Former coaches shed light on Team Sky rider's rapid rise
Thursday 10 September 2015 13:36, UK
Nairo Quintana attacks and takes a small lead over the yellow jersey across the summit of the Col de la Croix de Fer. Chris Froome, for once without team-mates in this race, chases him down alone.
He is a better descender than the tiny Colombian so will probably get back to his rear wheel soon enough, but the race leader is nervous and impatient.
He drops off of the saddle, sits on the top tube of his frame – as aerodynamic as he can be – and then starts to pedal, trying to eke yet more speed out of a bike already accelerating past 80kmh.
It’s a difficult technique popularised by the up-and-coming Slovenian rider Matej Mohoric at the world championships a couple of years ago. Any amateur who has ever attempted it will tell you it’s as dangerous as cycling gets.
Within 500m Froome catches Quintana and the panic is over. For now at least, the maillot jaune is safe once more.
Here, perhaps even more than clinching a second Tour de France victory a day later, is the quintessential illustration of how far Froome has come as a bike racer.
Only eight years ago, racing downhill was beyond him, let alone pedalling while sat on his top tube.
"He didn’t even need a descent to fall," says Michel Théze, who coached a very raw Froome when the then 22-year-old arrived at the International Cycling Union’s World Cycling Centre in Switzerland in 2007. "All he needed was a corner. On descents he was even worse because it’s a succession of corners."
Robbie Nilsen, who coached an even younger Froome when he was still racing in South Africa, tells a similar story.
"When we got him over to Europe, his biggest problem was the descents, because we don’t have those long descents that you get in Europe," he explains.
"So he would be able to ride with the best of cyclists on the uphills and the flats, but he would always get dropped on the downhills."
Descending wasn’t the only skill Froome had yet to master back then.
Nilsen first came across him at a local race in 2003 and later signed him to the Hi-Q Academy’s under-23 team, which Froome himself had suggested setting up.
A "rough diamond", as Nilsen describes him at the time, Froome struggled to cope with the complexities of riding in a peloton in particular and there was as much chance of him crashing out of a race than finishing it.
Nevertheless, he showed enough phyiscal promise to be asked in 2007 to join the Konica Minolta team, who were racing in Europe at the time.
Froome also attended the World Cycling Centre while he was there, which is when Théze discovered an athlete who, physiologically, was a match for the great Bernard Hinault.
"He arrived with big physical potential, which he had certainly worked strongly on at home in Kenya," Théze says.

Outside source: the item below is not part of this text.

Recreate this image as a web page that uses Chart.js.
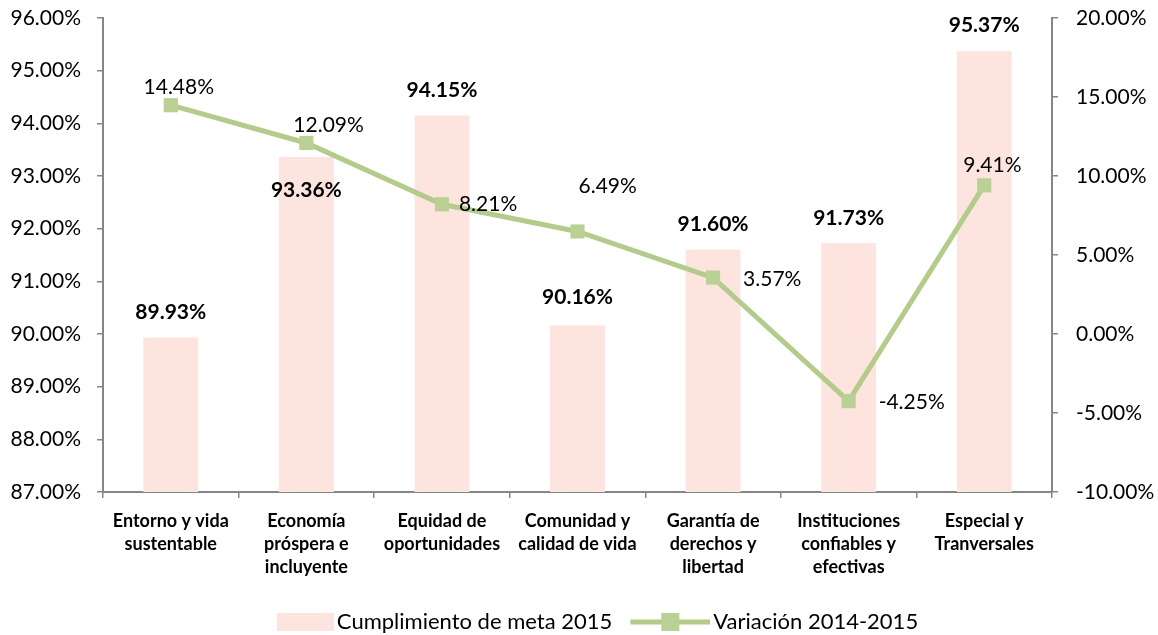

"We did a physiological test on every rider who comes to the world centre. I can confirm that, during all the time that I was at the world centre, he had the biggest physical and physiological potential that came our way.
"All the potential was evident in the very first physical and physiological tests that we could do: enormous. It was enormous. It fell within the norms that we understood of Bernard Hinault in his day. On that level, it was the same.
"As for his technical background, he was very behind compared with athletes of the same level in Europe, and that was his handicap during these years.
“He had never raced in pelotons of 200 riders like he found in Europe. So that was one thing. His size, as well, his manner on the bike, he didn’t have good balance, he didn’t have a very good position.
"But I saw straight away that, once he learned to hold himself better in the peloton and use his physical potential, it would translate into big results."
Thankfully for Théze, Froome was the perfect student, because his physical attributes were matched by his mental strength.
"You could see the determination in the way he behaved," Théze adds. "I knew he had the potential to succeed. He had that determination from the start.
"He had no weakness for training. On that level I have to say he was exemplary. He applied himself to fill every gap that he had to get to a really good level."
In time, Froome would fill the gaps and his subsequent rise to the top of world cycling is now a glorious chapter in both British and African cycling history.
But despite his Tour wins, Vuelta a Espana podiums and Olympic bronze medal, Froome continues to face challenges, only now they are of a different sort.
These days when riding in a peloton, it's not falling off that he has to worry about, but instead being physically abused by spectators who believe he is doping. Théze, however, is quick to quash doubts.
"People were so duped by cycling, but there is a certain progression in his results which will act as proof and speak for him," he says. "I think he will be a part of the new generation of riders, I hope, who will give another image of cycling."
Nilsen is equally defiant and is confident Froome will eventually win over his doubters.
"Chris is an extremely positive person," he explains. "Going into his first Tour de France, for example, his mother passed away shortly before that, and so did a very good cycling friend his, who passed away in an unfortunate accident. Chris used their memory and their spirit to motivate him in that first Tour de France.
"He is doing exactly the same now with all of these unfounded allegations and unfounded criticism. He has turned it into a positive."
As the diamond who has made a living from taking the rough with the smooth, don't be surprised if Froome proves Nilsen right.